Ensemble learning is a method that constructs a strong learner from weak learners. To date, ensemble learning has achieved success in many fields, such as: (Zhou and Feng 2019) apply the concept of ensemble learning to deep ensemble methods, (Liu et al. 2015) combine deep learning with spectral clustering, (Wood et al. 2023) attempt to explain ensemble learning from the diversity perspective, (Shi et al. 2022) consider multi-view ensemble learning, and (Cao et al. 2020) introduce ensemble learning into bioinformatics for interdisciplinary research. In summary, ensemble learning is a very important concept in the field of artificial intelligence.

However, ensemble learning often requires integrating a large number of base learners. For example, (Chen and Guestrin 2016) design XGBoost using the boosting idea, and (Sun et al. 2024) consider reducing the correlation among random forests to improve their performance. Nevertheless, all these ensemble methods have relatively high time complexity. It is worthwhile to investigate how to achieve the effects of a large ensemble using only a few base learners.

We believe that to achieve this goal, it is necessary to adjust the confidences during the ensemble process. On one hand, the accuracy of the combined classifiers should be as high as possible, and on the other hand, generalization should be as good as possible.

To increase the accuracy of the ensemble model, we need each base learner to be integrated more efficiently. We observe that different base learners have varying accuracy for different classes. For example, one learner may be very accurate in classifying classes $1$ and $2$ but less accurate for class $3$ , while another learner may be accurate for classes $2$ and $3$ but less accurate for class $1$ . Based on this, we propose a learnable confidence tensor $\tilde{\mathbf{\Theta}}$ , where $\tilde{\mathbf{\Theta}}_{rst}$ represents the probability that the $t$ -th base classifier classifies an instance as class $r$ when it actually belongs to class $s$ . This concept is analogous to the confusion matrix(Townsend 1971). To better represent the tensor, we use a technique similar to that of (Ferrara, Grillo, and Gatto 1973) to unfold the tensor and prove that it has favorable properties, which can assist us in solving the constrained optimization problem (Boyd and Vandenberghe 2004).

Another important issue is how to improve the generalization of the ensemble.
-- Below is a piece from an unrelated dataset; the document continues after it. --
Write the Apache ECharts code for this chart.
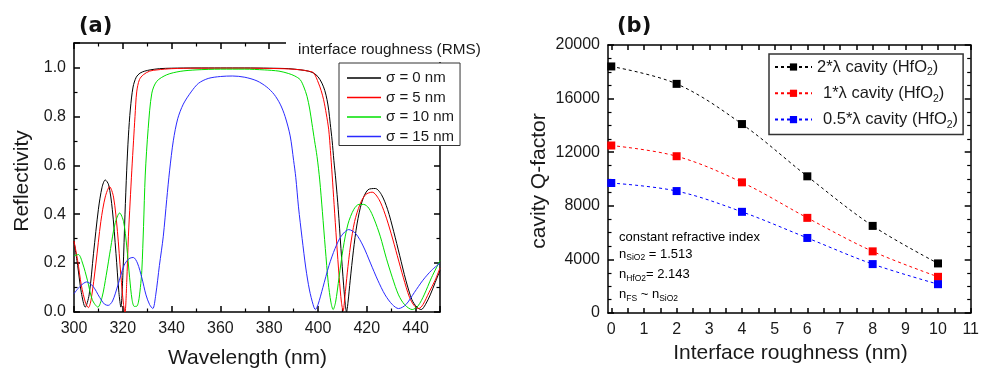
<!DOCTYPE html>
<html><head><meta charset="utf-8">
<script src="https://cdn.jsdelivr.net/npm/echarts@6/dist/echarts.min.js"></script>
<style>html,body{margin:0;padding:0;background:#fff}#c{width:982px;height:370px}</style>
</head><body><div id="c"></div>
<script>
// ---------- Panel (a): reflectivity spectra ----------
const sigmaNames = ['σ = 0 nm', 'σ = 5 nm', 'σ = 10 nm', 'σ = 15 nm'];
const wl0 = [300,301.5,303,304.6,306.2,308,310,311.5,312.8,314.2,315.7,317.2,318.4,319.2,320.1,320.9,321.6,322.3,323.1,324.2,325.5,327.1,329,331.2,335,340,350,360,370,380,388,393,396,398.2,400,401.6,402.8,403.7,404.4,405,405.8,406.5,407.3,408.3,409.4,410.5,411.2,411.7,412.3,413.2,414.5,416,418,420.5,423.5,426,428.5,431,433.5,436,438.5,440.5,442.3,444,446,448,450];
const r0  = [0.29,0.19,0.08,0.02,0.07,0.24,0.42,0.51,0.54,0.52,0.42,0.24,0.08,0.02,0.17,0.4,0.58,0.72,0.83,0.92,0.96,0.977,0.985,0.99,0.995,0.997,0.998,0.998,0.998,0.997,0.995,0.99,0.985,0.977,0.962,0.936,0.905,0.868,0.825,0.772,0.7,0.62,0.54,0.42,0.26,0.11,0.03,0.0,0.04,0.13,0.25,0.36,0.45,0.5,0.505,0.48,0.42,0.33,0.23,0.13,0.05,0.02,0.01,0.03,0.07,0.12,0.17];
const wl5 = [300,301.5,303,304.8,305.9,307,309,311,312.8,314.6,316.2,317.8,319.2,320.3,320.9,321.6,322.3,323,323.7,324.4,325,325.7,326.8,328.4,331,334,340,350,360,370,380,388,393,396,398.2,400.2,401.3,402.3,403.4,404.4,405.1,405.8,406.6,407.6,408.7,409.6,410.3,411,412,413.3,415,417.2,419.5,422.2,425,427.5,430,432.5,435,437.5,439.5,441.3,443,445.5,448,450];
const r5  = [0.29,0.21,0.11,0.035,0.018,0.05,0.2,0.37,0.47,0.512,0.47,0.33,0.15,0.03,0.0,0.12,0.31,0.45,0.58,0.7,0.8,0.9,0.95,0.97,0.985,0.99,0.995,0.997,0.997,0.997,0.996,0.994,0.99,0.985,0.978,0.936,0.905,0.868,0.81,0.745,0.66,0.56,0.44,0.29,0.14,0.04,0.005,0.06,0.16,0.27,0.37,0.44,0.48,0.49,0.46,0.4,0.32,0.23,0.14,0.06,0.025,0.014,0.03,0.08,0.13,0.18];
const wl10 = [300,301.8,303.5,305.5,307.5,309.8,311.5,313.2,315,316.8,318.7,320.3,321.6,322.8,323.8,324.7,325.6,326.4,327.2,327.8,328.5,329.2,330.4,331.9,333.9,338,343.5,350,360,370,378,384,388,390.5,392.7,394.2,395.5,396.6,397.5,398.6,399.6,400.7,401.8,403,404.2,405.3,406.2,407.2,408.6,410.3,412.3,414.7,416.8,418.7,420.8,423,425.5,428,430.5,433,435.5,438.6,441,443.5,446.5,450];
const r10  = [0.23,0.235,0.2,0.13,0.05,0.02,0.06,0.15,0.26,0.36,0.405,0.37,0.27,0.14,0.05,0.023,0.023,0.04,0.1,0.17,0.35,0.56,0.75,0.895,0.943,0.97,0.984,0.99,0.993,0.993,0.99,0.985,0.975,0.965,0.95,0.92,0.882,0.83,0.772,0.7,0.636,0.54,0.41,0.26,0.12,0.04,0.01,0.04,0.14,0.26,0.36,0.42,0.44,0.44,0.425,0.38,0.31,0.22,0.14,0.07,0.03,0.01,0.025,0.07,0.14,0.21];
const wl15 = [300,302.5,305.2,307.8,310.5,312.5,314,315.8,318,320.5,322.5,324.3,326,327.8,329.5,331,332.3,333.5,335,336.6,338,339.2,340.7,342.5,344.8,348,351,355,360,365,370,375,379,382,384.5,386.5,388.6,390,390.9,392,393.5,395,396.5,398,398.9,400,402,404.5,407,409.5,412.6,415.5,418.5,421.5,424.5,427.5,430.5,433,436,439.5,443,446.5,450];
const r15  = [0.075,0.105,0.123,0.105,0.06,0.032,0.027,0.045,0.11,0.19,0.218,0.223,0.2,0.14,0.07,0.03,0.014,0.07,0.19,0.31,0.46,0.58,0.7,0.79,0.85,0.9,0.935,0.955,0.963,0.965,0.96,0.945,0.92,0.89,0.85,0.8,0.72,0.62,0.55,0.43,0.3,0.18,0.09,0.03,0.01,0.03,0.1,0.19,0.26,0.31,0.337,0.32,0.27,0.2,0.13,0.07,0.03,0.014,0.03,0.08,0.13,0.17,0.2];

// ---------- Panel (b): cavity Q-factor ----------
const qNames = ['2*λ cavity (HfO2)', '1*λ cavity (HfO2)', '0.5*λ cavity (HfO2)'];
const roughness = [0, 2, 4, 6, 8, 10];
const q2   = [18400, 17100, 14100, 10200, 6500, 3700];
const q1   = [12500, 11700, 9750, 7100, 4600, 2700];
const q05  = [9700, 9100, 7550, 5600, 3650, 2150];
const bTickLabels = [0,1,2,3,4,5,6,7,8,9,10,11];
const bTicks = [0,0.5,1,1.5,2,2.5,3,3.5,4,4.5,5,5.5,6,6.5,7,7.5,8,8.5,9,9.5,10,10.5,11];

const FONT = '"Liberation Sans", Arial, Helvetica, sans-serif';
const TXT = '#1a1a1a';
const zip = (a, b) => a.map((v, i) => [v, b[i]]);

const frame = () => ({ show: true, onZero: false, lineStyle: { color: '#000', width: 1.5 } });
const tick = (len, extra) => Object.assign({ show: true, inside: true, length: len, lineStyle: { color: '#000', width: 1.5 } }, extra || {});
const minor = n => ({ show: true, splitNumber: n, length: 3.5, lineStyle: { color: '#000', width: 1.2 } });
const lab = extra => Object.assign({ fontSize: 16, color: TXT, fontFamily: FONT }, extra);

const leftColors = ['#000000', '#ff0000', '#00e000', '#2a2aff'];
const leftData = [zip(wl0, r0), zip(wl5, r5), zip(wl10, r10), zip(wl15, r15)];
const rightColors = ['#000000', '#ff0000', '#0000ff'];
const rightData = [zip(roughness, q2), zip(roughness, q1), zip(roughness, q05)];

const series = [];
leftData.forEach((d, i) => series.push({
  type: 'line', name: sigmaNames[i], xAxisIndex: 0, yAxisIndex: 0, data: d,
  symbol: 'none', showSymbol: false, smooth: 0.3,
  lineStyle: { color: leftColors[i], width: 1 }, itemStyle: { color: leftColors[i] },
  silent: true
}));
rightData.forEach((d, i) => series.push({
  type: 'line', name: qNames[i], xAxisIndex: 2, yAxisIndex: 2, data: d,
  symbol: 'rect', symbolSize: 8, smooth: 0.35,
  lineStyle: { color: rightColors[i], width: 1, type: [3, 3] },
  itemStyle: { color: rightColors[i] }, z: 3, silent: true
}));

const subRich = (mainSize, subSize, lh) => ({
  m: { fontSize: mainSize, fontFamily: FONT, color: TXT, lineHeight: lh },
  mi: { fontSize: mainSize, fontFamily: FONT, color: TXT, lineHeight: lh, padding: [0, 0, 0, 6] },
  sub: { fontSize: subSize, fontFamily: FONT, color: TXT, lineHeight: Math.round(subSize), verticalAlign: 'bottom' }
});
const annRich = {
  m: { fontSize: 13, fontFamily: FONT, color: '#333', lineHeight: 17 },
  s: { fontSize: 8.5, fontFamily: FONT, color: '#333', lineHeight: 8, verticalAlign: 'bottom' }
};

const option = {
  animation: false,
  backgroundColor: '#fff',
  grid: [
    { left: 74, top: 43, width: 366, height: 269 },
    { left: 608, top: 45, width: 365, height: 268 }
  ],
  xAxis: [
    { gridIndex: 0, type: 'value', min: 300, max: 450, interval: 20, position: 'bottom',
      axisLine: frame(), axisTick: tick(6), minorTick: minor(2), splitLine: { show: false },
      axisLabel: lab({ margin: 9, showMaxLabel: false }) },
    { gridIndex: 0, type: 'value', min: 300, max: 450, interval: 20, position: 'top',
      axisLine: frame(), axisTick: tick(6), minorTick: minor(2), splitLine: { show: false },
      axisLabel: { show: false } },
    { gridIndex: 1, type: 'value', min: -0.1, max: 11, position: 'bottom',
      axisLine: frame(), axisTick: tick(5, { customValues: bTicks }),
      splitLine: { show: false },
      axisLabel: lab({ margin: 9, customValues: bTickLabels }) },
    { gridIndex: 1, type: 'value', min: -0.1, max: 11, position: 'top',
      axisLine: frame(), axisTick: tick(5, { customValues: bTicks }),
      splitLine: { show: false }, axisLabel: { show: false } }
  ],
  yAxis: [
    { gridIndex: 0, type: 'value', min: 0, max: 1.1, interval: 0.2, position: 'left',
      axisLine: frame(), axisTick: tick(6), minorTick: minor(2), splitLine: { show: false },
      axisLabel: lab({ margin: 8, showMaxLabel: false, formatter: v => v.toFixed(1) }) },
    { gridIndex: 0, type: 'value', min: 0, max: 1.1, interval: 0.2, position: 'right',
      axisLine: frame(), axisTick: tick(6), minorTick: minor(2), splitLine: { show: false },
      axisLabel: { show: false } },
    { gridIndex: 1, type: 'value', min: 0, max: 20000, interval: 4000, position: 'left',
      axisLine: frame(), axisTick: tick(6), minorTick: minor(4), splitLine: { show: false },
      axisLabel: lab({ margin: 8, formatter: v => String(v) }) },
    { gridIndex: 1, type: 'value', min: 0, max: 20000, interval: 4000, position: 'right',
      axisLine: frame(), axisTick: tick(6), minorTick: minor(4), splitLine: { show: false },
      axisLabel: { show: false } }
  ],
  legend: [
    { data: sigmaNames, orient: 'vertical', left: 339, top: 63, icon: 'rect',
      itemWidth: 34, itemHeight: 1.5, itemGap: 1.5, padding: [6, 6, 0, 8],
      borderColor: '#333', borderWidth: 1, backgroundColor: '#fff', z: 120,
      selectedMode: false,
      textStyle: { fontSize: 15, fontFamily: FONT, color: TXT, lineHeight: 18 } },
    { data: qNames, orient: 'vertical', left: 769, top: 54,
      itemWidth: 37, itemHeight: 9, itemGap: 4.3, padding: [2, 5, 4, 5],
      borderColor: '#333', borderWidth: 1.5, backgroundColor: '#fff', z: 120,
      selectedMode: false,
      formatter: name => {
        const base = name.replace('HfO2)', 'HfO');
        const tag = qNames.indexOf(name) === 0 ? 'm' : 'mi';
        return '{' + tag + '|' + base + '}{sub|2}{m|)}';
      },
      textStyle: { fontSize: 16.5, fontFamily: FONT, color: TXT, lineHeight: 22, rich: subRich(16.5, 10.5, 22) } }
  ],
  graphic: [
    { type: 'rect', z: 50, shape: { x: 286, y: 33, width: 196, height: 29 }, style: { fill: '#fff' }, silent: true },
    { type: 'text', z: 60, x: 298, y: 50, style: { text: 'interface roughness (RMS)', font: '15.3px ' + FONT, fill: TXT, verticalAlign: 'middle' } },
    { type: 'text', z: 60, x: 79, y: 27, style: { text: '(a)', font: 'bold 21px "DejaVu Sans", sans-serif', fill: '#111', verticalAlign: 'middle' } },
    { type: 'text', z: 60, x: 617, y: 27, style: { text: '(b)', font: 'bold 21px "DejaVu Sans", sans-serif', fill: '#111', verticalAlign: 'middle' } },
    { type: 'text', z: 60, x: 22, y: 181, rotation: Math.PI / 2, style: { text: 'Reflectivity', font: '21px ' + FONT, fill: TXT, align: 'center', verticalAlign: 'middle' } },
    { type: 'text', z: 60, x: 247.5, y: 358, style: { text: 'Wavelength (nm)', font: '21px ' + FONT, fill: TXT, align: 'center', verticalAlign: 'middle' } },
    { type: 'text', z: 60, x: 539, y: 181, rotation: Math.PI / 2, style: { text: 'cavity Q-factor', font: '21px ' + FONT, fill: TXT, align: 'center', verticalAlign: 'middle' } },
    { type: 'text', z: 60, x: 790.5, y: 353, style: { text: 'Interface roughness (nm)', font: '21px ' + FONT, fill: TXT, align: 'center', verticalAlign: 'middle' } },
    { type: 'text', z: 60, x: 619, y: 237, style: { text: '{m|constant refractive index}', rich: annRich, verticalAlign: 'middle' } },
    { type: 'text', z: 60, x: 619, y: 254, style: { text: '{m|n}{s|SiO2}{m| = 1.513}', rich: annRich, verticalAlign: 'middle' } },
    { type: 'text', z: 60, x: 619, y: 274.5, style: { text: '{m|n}{s|HfO2}{m|= 2.143}', rich: annRich, verticalAlign: 'middle' } },
    { type: 'text', z: 60, x: 619, y: 294.5, style: { text: '{m|n}{s|FS}{m| ~ n}{s|SiO2}', rich: annRich, verticalAlign: 'middle' } }
  ],
  series: series
};

const chart = echarts.init(document.getElementById('c'), null, { renderer: 'canvas' });
chart.setOption(option);
chart.getZr().refreshImmediately();
</script>
</body></html>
We introduce the concept of margin into multi-class optimization because (Zhou 2014) points out that margin is a key factor in suppressing overfitting in AdaBoost. Additionally, (Nie, Hao, and Wang 2024) achieve good results by considering margin in multi-class support vector machines. (Chen et al. 2023) propose the ODE theory using the margin concept, demonstrating excellent performance across multiple datasets.

There has been much discussion on how to introduce the margin. For instance, (Liu et al. 2024) defined the margin using the $l_{01}$ norm, and (Li et al. 2021) proposed the class margin. However, the margins obtained by these methods are often non-smooth or non-convex, which makes them relatively difficult to optimize (Khaled et al. 2023).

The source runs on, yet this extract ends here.